3. Use the Edit, Select All command to select the ellipse, the line around it, and the text box.
4. Use the Insert, Convert to Symbol command to obtain the Symbol Properties dialog box. Name this symbol Restart Button and make sure Button is selected. Click OK to continue.
5. Right-click over this button and choose Edit in Place.
6. Click in each of the Over, Down, and Hit frames and use the F6 key to create Keyframes for each.
7. Click on the word Over to select that Keyframe. Click on the Ink Bottle tool and select a Bright Yellow for Line Color and set the Style to 2.0 and Solid. Click over the edge of the ellipse to change the line around it. This means that there will be a thick bright-yellow line around the button when the mouse moves over it.

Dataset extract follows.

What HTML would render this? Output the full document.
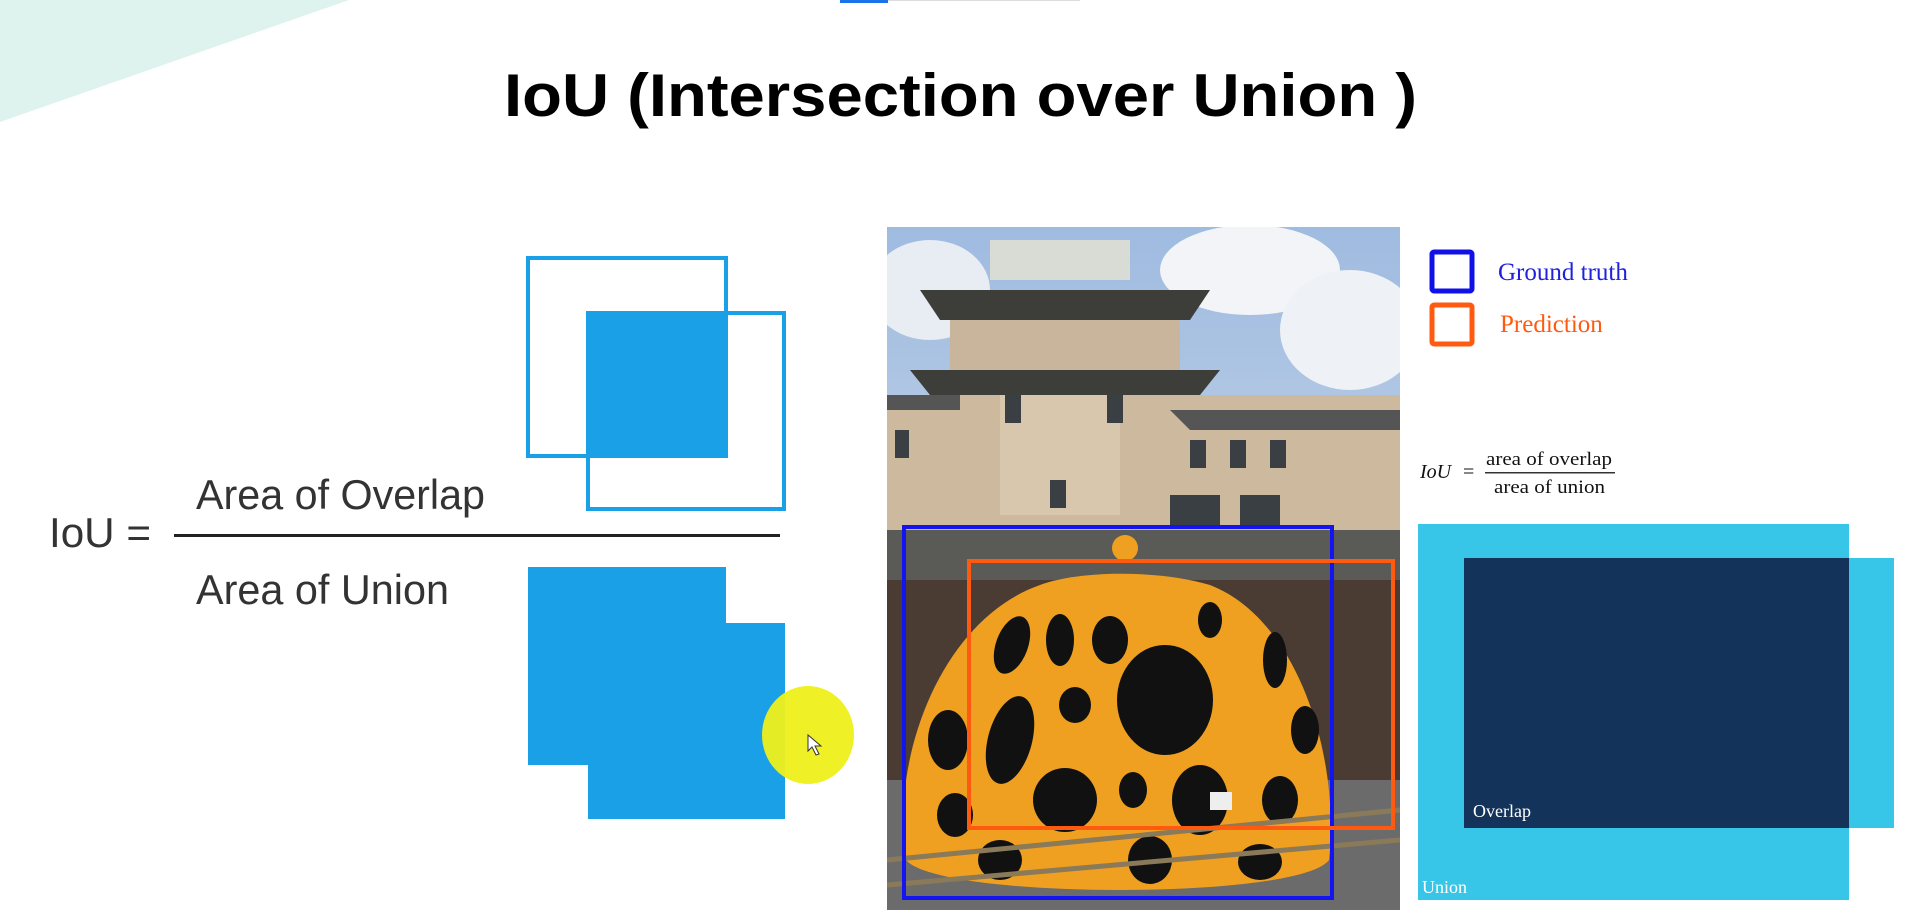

8. Click on the word Down to select that Keyframe. Click the Arrow tool, select and highlight the text : Restart in the text box. Change the Text Color to a Light Grey.
9. There is no need to change the graphic for the Hit state unless you want to make the Hit area larger than the actual button.
10. Return to the Scene when done. Use the Control, Enable Button to enable this button. Move the mouse over it to observe the effect.
11. Right-click over this button, choose Properties, and then Actions. Set the Action to Go to and Stop and the destination to the Label named Start.
12. Use the Control, Test Movie command to test the buttons. Make sure that the Restart Button takes you back to the Bird and that the bird does not animate until the Start button is pushed from that Frame.
13. Save this fla file as lesson7. Use the File, Export command to obtain the Export Movie dialog box. Locate a directory where you are storing your files and give this movie a name, ie lessson7.
14. Accept the defaults from the Export Flash Player dialog box. Click OK to conclude the Export process.
The finished Movie should look similar to the one below.
This lesson showed just one of several different ways that you can use the buttons to set up navigation throughout this movie using the Play, Stop, Go to and Play, and Go to and Stop Actions. Experiment with the various options here to see what you can come up with.